On Mon, Jun 3, 2013 at 7:20 AM, Jeroen De Dauw jeroendedauw@gmail.com wrote:
So my question is not "how do we write code that is maximally
testable", it is: does convenient testing provide sufficient benefits to outweigh the detrimental effect of making everything else inconvenient?
This contains the suggestion that testable code inherently is badly designed. That is certainly not the case. Good design and testability go hand in hand. One of the selling points of testing is that it strongly encourages you to create well designed software.

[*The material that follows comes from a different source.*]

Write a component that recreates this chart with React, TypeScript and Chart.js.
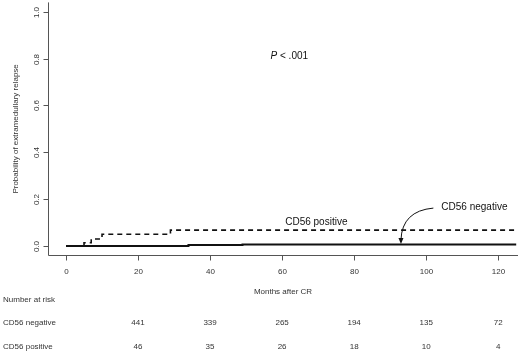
import React, { useEffect, useRef } from "react";
import { Chart, registerables } from "chart.js";

Chart.register(...registerables);

const xTickValues = [0, 20, 40, 60, 80, 100, 120];
const yTickValues = [0, 0.2, 0.4, 0.6, 0.8, 1.0];
const yTickLabels = ["0.0", "0.2", "0.4", "0.6", "0.8", "1.0"];

const negTimes = [0, 34, 49, 125];
const negValues = [0, 0.004, 0.007, 0.007];
const posTimes = [0, 5, 7, 10, 29, 125];
const posValues = [0, 0.014, 0.03, 0.05, 0.068, 0.068];

const riskMonths = [20, 40, 60, 80, 100, 120];
const riskNegative = [441, 339, 265, 194, 135, 72];
const riskPositive = [46, 35, 26, 18, 10, 4];

const FONT = '"Liberation Sans", Arial, sans-serif';

const drawPlugin = {
  id: "rstyle",
  afterDraw(chart: any) {
    const ctx = chart.ctx as CanvasRenderingContext2D;
    const area = chart.chartArea;
    const xs = chart.scales.x;
    const ys = chart.scales.y;
    ctx.save();
    ctx.strokeStyle = "#555";
    ctx.lineWidth = 1;
    // axis lines (L shape)
    const left = Math.round(area.left) + 0.5;
    const bottom = Math.round(area.bottom) + 0.5;
    ctx.beginPath();
    ctx.moveTo(left, area.top);
    ctx.lineTo(left, bottom);
    ctx.lineTo(area.right, bottom);
    ctx.stroke();

    ctx.fillStyle = "#333";
    // y ticks
    ctx.font = `8px ${FONT}`;
    yTickValues.forEach((v, i) => {
      const py = Math.round(ys.getPixelForValue(v)) + 0.5;
      ctx.beginPath();
      ctx.moveTo(left - 5, py);
      ctx.lineTo(left, py);
      ctx.stroke();
      ctx.save();
      ctx.translate(37, py);
      ctx.rotate(-Math.PI / 2);
      ctx.textAlign = "center";
      ctx.textBaseline = "middle";
      ctx.fillText(yTickLabels[i], 0, 0);
      ctx.restore();
    });
    // x ticks
    xTickValues.forEach((v) => {
      const px = Math.round(xs.getPixelForValue(v)) + 0.5;
      ctx.beginPath();
      ctx.moveTo(px, bottom);
      ctx.lineTo(px, bottom + 5);
      ctx.stroke();
      ctx.textAlign = "center";
      ctx.textBaseline = "middle";
      ctx.fillText(String(v), px, 272);
    });
    // axis titles
    ctx.textAlign = "center";
    ctx.textBaseline = "middle";
    ctx.fillText("Months after CR", (area.left + area.right) / 2, 292);
    ctx.save();
    ctx.translate(16, (area.top + area.bottom) / 2);
    ctx.rotate(-Math.PI / 2);
    ctx.fillText("Probability of extramedullary relapse", 0, 0);
    ctx.restore();

    // number at risk table
    ctx.textAlign = "left";
    ctx.fillText("Number at risk", 3, 300);
    ctx.fillText("CD56 negative", 3, 322.5);
    ctx.fillText("CD56 positive", 3, 346.5);
    ctx.textAlign = "center";
    riskMonths.forEach((m, i) => {
      const px = xs.getPixelForValue(m);
      ctx.fillText(String(riskNegative[i]), px, 322.5);
      ctx.fillText(String(riskPositive[i]), px, 346.5);
    });

    // P value
    ctx.font = `10px ${FONT}`;
    ctx.fillStyle = "#111";
    const pcx = xs.getPixelForValue(62);
    const pcy = ys.getPixelForValue(0.8) - 2;
    ctx.font = `italic 10px ${FONT}`;
    const pW = ctx.measureText("P").width;
    ctx.font = `10px ${FONT}`;
    const restW = ctx.measureText(" < .001").width;
    const startX = pcx - (pW + restW) / 2;
    ctx.textAlign = "left";
    ctx.font = `italic 10px ${FONT}`;
    ctx.fillText("P", startX, pcy);
    ctx.font = `10px ${FONT}`;
    ctx.fillText(" < .001", startX + pW, pcy);

    // annotations
    ctx.textAlign = "center";
    ctx.fillText("CD56 positive", xs.getPixelForValue(69.5), ys.getPixelForValue(0.102));
    ctx.textAlign = "left";
    ctx.fillText("CD56 negative", xs.getPixelForValue(104.2), ys.getPixelForValue(0.167));

    // curved arrow
    const sx = xs.getPixelForValue(102);
    const sy = ys.getPixelForValue(0.162);
    const cx = xs.getPixelForValue(93.3);
    const cy = ys.getPixelForValue(0.15);
    const tx = xs.getPixelForValue(93);
    const ty = ys.getPixelForValue(0.009);
    ctx.strokeStyle = "#111";
    ctx.lineWidth = 1;
    ctx.beginPath();
    ctx.moveTo(sx, sy);
    ctx.quadraticCurveTo(cx, cy, tx, ty - 4);
    ctx.stroke();
    ctx.beginPath();
    ctx.moveTo(tx, ty);
    ctx.lineTo(tx - 2.5, ty - 6);
    ctx.lineTo(tx + 2.5, ty - 6);
    ctx.closePath();
    ctx.fill();
    ctx.restore();
  },
};

export default function App() {
  const ref = useRef<HTMLCanvasElement | null>(null);
  useEffect(() => {
    document.body.style.margin = "0";
    document.body.style.background = "#fff";
    const negData = negTimes.map((t, i) => ({ x: t, y: negValues[i] }));
    const posData = posTimes.map((t, i) => ({ x: t, y: posValues[i] }));
    const chart = new Chart(ref.current as HTMLCanvasElement, {
      type: "line",
      data: {
        datasets: [
          {
            label: "CD56 negative",
            data: negData,
            borderColor: "#111",
            borderWidth: 2,
            stepped: true,
            pointRadius: 0,
            fill: false,
          },
          {
            label: "CD56 positive",
            data: posData,
            borderColor: "#111",
            borderWidth: 1.6,
            borderDash: [5, 4],
            stepped: true,
            pointRadius: 0,
            fill: false,
          },
        ],
      },
      options: {
        responsive: false,
        animation: false,
        layout: { padding: { left: 48, right: 2, top: 2.4, bottom: 97.6 } },
        plugins: { legend: { display: false }, tooltip: { enabled: false } },
        scales: {
          x: { type: "linear", min: -5, max: 125.5, display: false },
          y: { type: "linear", min: -0.04, max: 1.04, display: false },
        },
      },
      plugins: [drawPlugin],
    });
    return () => chart.destroy();
  }, []);
  return (
    <div style={{ width: 520, height: 353, background: "#fff" }}>
      <canvas ref={ref} width={520} height={353} style={{ display: "block" }} />
    </div>
  );
}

I've fixed several security bugs in the past year where we had unit tests covering the code. The code's author just didn't expect their code to be used in certain ways, which lead to the vulnerability. So speaking solely from a security perspective, testable/tested code is not always well designed code. I think everyone would agree with that, but from my perspective, I think the good design needs to trump the testability. I would guess that in most cases there shouldn't be a conflict, but I think there are times when it will come up.
On Mon, Jun 3, 2013 at 6:04 AM, Nikolas Everett neverett@wikimedia.org wrote:
- Build smaller components sensibly and carefully. The goal is to be
able to hold all of the component in your head at once and for the component to present such a clean API that when you mock it out tests are meaningful.
Yep. Very few security issues come up from a developer saying, "I'm going to chose a lower security option", and they attacker plows through it. It's almost always that the attacker is exploiting something that the developer didn't even consider in their design. So the more things that a developer needs to hold in their head from between the request and the response, the more likely vulnerabilities are going to be introduced. So simplifying some of our complex components and clearly documenting their security properties would be very helpful towards a more secure codebase. Adding layers of abstraction, without making the security easy to understand and demonstrate, will hurt us.